#### STATED PROBLEM:
Everything from the line with "Reproduce this chart" through the line with "const vennCounts = [34, 1, 1, 23, 5, 17];" should be repeated exactly, both of those lines included, and nothing else.

──────── INFORMATION SUPPLIED

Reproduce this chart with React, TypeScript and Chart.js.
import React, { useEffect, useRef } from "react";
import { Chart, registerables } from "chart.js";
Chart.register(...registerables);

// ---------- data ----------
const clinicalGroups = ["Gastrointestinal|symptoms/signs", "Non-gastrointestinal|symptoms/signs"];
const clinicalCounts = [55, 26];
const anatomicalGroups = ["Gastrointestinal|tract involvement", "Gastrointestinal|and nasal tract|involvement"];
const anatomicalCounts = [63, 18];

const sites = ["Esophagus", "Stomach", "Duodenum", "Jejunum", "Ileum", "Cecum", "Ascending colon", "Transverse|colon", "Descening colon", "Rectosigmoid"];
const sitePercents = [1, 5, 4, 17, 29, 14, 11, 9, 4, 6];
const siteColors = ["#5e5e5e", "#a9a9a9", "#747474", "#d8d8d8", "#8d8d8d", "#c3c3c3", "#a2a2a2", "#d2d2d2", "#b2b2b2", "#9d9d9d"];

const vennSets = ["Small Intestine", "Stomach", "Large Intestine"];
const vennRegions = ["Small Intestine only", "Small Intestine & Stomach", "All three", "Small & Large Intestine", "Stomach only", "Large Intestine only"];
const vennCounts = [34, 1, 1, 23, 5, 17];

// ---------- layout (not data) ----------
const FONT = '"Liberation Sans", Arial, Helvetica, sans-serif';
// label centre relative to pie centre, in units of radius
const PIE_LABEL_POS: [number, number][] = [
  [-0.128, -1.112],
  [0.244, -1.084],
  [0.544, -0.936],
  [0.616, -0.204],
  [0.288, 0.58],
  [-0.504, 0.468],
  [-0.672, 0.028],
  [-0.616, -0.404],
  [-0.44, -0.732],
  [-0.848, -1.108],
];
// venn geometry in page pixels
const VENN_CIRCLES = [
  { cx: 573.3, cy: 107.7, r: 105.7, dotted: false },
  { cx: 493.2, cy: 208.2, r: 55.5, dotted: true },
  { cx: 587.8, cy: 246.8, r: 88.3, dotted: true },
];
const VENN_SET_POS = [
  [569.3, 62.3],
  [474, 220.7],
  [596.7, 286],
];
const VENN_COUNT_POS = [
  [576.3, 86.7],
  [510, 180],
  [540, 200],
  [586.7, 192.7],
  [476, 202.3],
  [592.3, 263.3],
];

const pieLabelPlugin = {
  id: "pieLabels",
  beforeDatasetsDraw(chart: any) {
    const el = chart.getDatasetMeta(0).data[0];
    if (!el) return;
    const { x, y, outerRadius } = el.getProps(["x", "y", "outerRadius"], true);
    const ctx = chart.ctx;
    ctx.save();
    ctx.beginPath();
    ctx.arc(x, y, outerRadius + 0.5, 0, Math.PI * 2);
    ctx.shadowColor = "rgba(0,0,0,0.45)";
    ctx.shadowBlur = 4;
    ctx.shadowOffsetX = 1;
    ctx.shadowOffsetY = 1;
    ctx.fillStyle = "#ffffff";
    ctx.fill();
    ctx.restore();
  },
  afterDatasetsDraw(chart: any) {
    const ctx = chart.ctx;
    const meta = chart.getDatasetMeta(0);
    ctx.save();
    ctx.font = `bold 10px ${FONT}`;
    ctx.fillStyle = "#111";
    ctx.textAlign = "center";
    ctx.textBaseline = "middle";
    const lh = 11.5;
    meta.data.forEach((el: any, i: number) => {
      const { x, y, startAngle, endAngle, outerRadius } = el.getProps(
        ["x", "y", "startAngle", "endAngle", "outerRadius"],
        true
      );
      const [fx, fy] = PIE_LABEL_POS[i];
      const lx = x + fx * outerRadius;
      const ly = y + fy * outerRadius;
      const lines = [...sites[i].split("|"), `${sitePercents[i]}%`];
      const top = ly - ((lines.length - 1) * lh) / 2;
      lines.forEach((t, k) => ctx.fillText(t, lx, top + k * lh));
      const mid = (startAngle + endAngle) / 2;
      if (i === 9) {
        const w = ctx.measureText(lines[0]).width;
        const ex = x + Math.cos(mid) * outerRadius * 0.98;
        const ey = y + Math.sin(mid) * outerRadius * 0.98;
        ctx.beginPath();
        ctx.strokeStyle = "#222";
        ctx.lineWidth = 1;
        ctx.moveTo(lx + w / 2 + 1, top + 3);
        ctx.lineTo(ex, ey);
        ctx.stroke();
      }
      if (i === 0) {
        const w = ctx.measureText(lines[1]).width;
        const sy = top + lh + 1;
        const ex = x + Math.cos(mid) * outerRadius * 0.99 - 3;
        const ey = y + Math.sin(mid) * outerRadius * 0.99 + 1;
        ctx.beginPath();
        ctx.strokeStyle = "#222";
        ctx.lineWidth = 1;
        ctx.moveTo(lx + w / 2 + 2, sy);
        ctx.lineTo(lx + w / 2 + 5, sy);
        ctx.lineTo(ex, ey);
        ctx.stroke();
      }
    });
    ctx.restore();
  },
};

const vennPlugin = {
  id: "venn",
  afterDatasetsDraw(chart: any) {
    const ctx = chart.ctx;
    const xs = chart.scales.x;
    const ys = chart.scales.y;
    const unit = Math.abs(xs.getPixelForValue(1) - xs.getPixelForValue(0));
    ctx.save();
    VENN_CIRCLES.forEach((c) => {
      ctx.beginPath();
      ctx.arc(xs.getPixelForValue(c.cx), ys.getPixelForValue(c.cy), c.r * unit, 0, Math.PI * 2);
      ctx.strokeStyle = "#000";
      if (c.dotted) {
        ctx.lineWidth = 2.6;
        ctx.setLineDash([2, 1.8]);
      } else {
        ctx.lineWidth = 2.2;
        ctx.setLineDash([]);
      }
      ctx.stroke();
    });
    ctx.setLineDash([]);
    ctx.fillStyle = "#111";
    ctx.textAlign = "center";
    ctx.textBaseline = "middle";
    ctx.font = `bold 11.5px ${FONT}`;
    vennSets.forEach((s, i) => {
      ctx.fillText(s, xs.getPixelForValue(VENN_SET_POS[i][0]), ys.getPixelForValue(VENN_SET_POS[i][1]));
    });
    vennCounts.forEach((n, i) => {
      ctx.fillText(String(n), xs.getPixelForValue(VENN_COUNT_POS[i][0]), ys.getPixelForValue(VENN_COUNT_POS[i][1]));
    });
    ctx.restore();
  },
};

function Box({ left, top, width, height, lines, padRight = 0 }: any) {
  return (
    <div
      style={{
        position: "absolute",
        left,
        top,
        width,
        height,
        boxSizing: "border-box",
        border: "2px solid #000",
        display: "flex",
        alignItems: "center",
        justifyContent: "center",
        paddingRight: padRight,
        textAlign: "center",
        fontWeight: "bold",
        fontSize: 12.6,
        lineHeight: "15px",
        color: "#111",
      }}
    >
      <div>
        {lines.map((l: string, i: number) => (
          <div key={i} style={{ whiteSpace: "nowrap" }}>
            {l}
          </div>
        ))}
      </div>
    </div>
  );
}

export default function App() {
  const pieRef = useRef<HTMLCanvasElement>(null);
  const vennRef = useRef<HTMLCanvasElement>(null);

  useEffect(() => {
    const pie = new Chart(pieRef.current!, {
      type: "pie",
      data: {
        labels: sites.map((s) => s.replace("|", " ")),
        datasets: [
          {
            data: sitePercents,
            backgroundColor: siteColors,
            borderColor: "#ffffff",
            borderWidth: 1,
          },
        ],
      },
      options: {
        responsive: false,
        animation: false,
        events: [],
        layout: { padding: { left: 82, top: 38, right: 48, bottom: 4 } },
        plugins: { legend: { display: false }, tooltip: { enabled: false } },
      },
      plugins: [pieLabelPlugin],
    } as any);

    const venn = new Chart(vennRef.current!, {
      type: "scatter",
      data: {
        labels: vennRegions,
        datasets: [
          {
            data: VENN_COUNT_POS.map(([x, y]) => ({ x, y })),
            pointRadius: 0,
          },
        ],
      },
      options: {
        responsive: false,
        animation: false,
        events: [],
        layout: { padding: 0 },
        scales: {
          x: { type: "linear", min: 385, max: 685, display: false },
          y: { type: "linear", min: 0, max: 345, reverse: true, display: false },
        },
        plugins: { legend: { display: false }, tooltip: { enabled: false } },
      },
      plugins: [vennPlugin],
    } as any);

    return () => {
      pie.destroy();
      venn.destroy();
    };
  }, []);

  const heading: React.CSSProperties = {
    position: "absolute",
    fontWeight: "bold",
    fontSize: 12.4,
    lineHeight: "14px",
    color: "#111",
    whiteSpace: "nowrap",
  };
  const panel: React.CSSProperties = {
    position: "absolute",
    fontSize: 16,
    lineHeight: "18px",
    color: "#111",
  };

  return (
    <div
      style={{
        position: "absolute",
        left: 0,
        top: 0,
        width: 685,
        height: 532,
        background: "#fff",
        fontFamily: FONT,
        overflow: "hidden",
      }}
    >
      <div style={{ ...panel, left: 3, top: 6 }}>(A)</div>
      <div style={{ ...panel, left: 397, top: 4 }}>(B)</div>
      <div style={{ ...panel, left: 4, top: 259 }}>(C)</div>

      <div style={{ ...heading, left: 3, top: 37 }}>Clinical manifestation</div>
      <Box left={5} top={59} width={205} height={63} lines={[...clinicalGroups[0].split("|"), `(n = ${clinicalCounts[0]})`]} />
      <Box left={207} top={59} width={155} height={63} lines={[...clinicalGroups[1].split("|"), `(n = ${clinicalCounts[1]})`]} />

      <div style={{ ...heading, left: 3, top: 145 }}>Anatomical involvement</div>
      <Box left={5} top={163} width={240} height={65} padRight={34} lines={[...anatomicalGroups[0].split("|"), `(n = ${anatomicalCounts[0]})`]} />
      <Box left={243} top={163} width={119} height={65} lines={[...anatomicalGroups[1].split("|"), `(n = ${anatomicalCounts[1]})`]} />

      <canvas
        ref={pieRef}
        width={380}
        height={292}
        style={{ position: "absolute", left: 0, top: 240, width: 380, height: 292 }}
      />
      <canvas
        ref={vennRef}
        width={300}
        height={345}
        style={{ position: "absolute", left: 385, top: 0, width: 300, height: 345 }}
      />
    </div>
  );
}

────────────────
──────── INFORMATION SUPPLIED

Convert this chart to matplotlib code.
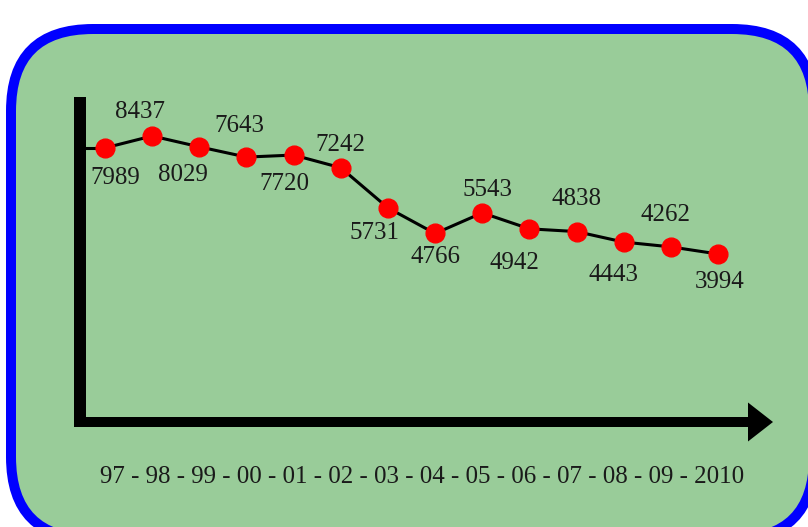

────────────────

#### THE ANSWER:
Reproduce this chart with React, TypeScript and Chart.js.
import React, { useEffect, useRef } from "react";
import { Chart, registerables } from "chart.js";
Chart.register(...registerables);

// ---------- data ----------
const clinicalGroups = ["Gastrointestinal|symptoms/signs", "Non-gastrointestinal|symptoms/signs"];
const clinicalCounts = [55, 26];
const anatomicalGroups = ["Gastrointestinal|tract involvement", "Gastrointestinal|and nasal tract|involvement"];
const anatomicalCounts = [63, 18];

const sites = ["Esophagus", "Stomach", "Duodenum", "Jejunum", "Ileum", "Cecum", "Ascending colon", "Transverse|colon", "Descening colon", "Rectosigmoid"];
const sitePercents = [1, 5, 4, 17, 29, 14, 11, 9, 4, 6];
const siteColors = ["#5e5e5e", "#a9a9a9", "#747474", "#d8d8d8", "#8d8d8d", "#c3c3c3", "#a2a2a2", "#d2d2d2", "#b2b2b2", "#9d9d9d"];

const vennSets = ["Small Intestine", "Stomach", "Large Intestine"];
const vennRegions = ["Small Intestine only", "Small Intestine & Stomach", "All three", "Small & Large Intestine", "Stomach only", "Large Intestine only"];
const vennCounts = [34, 1, 1, 23, 5, 17];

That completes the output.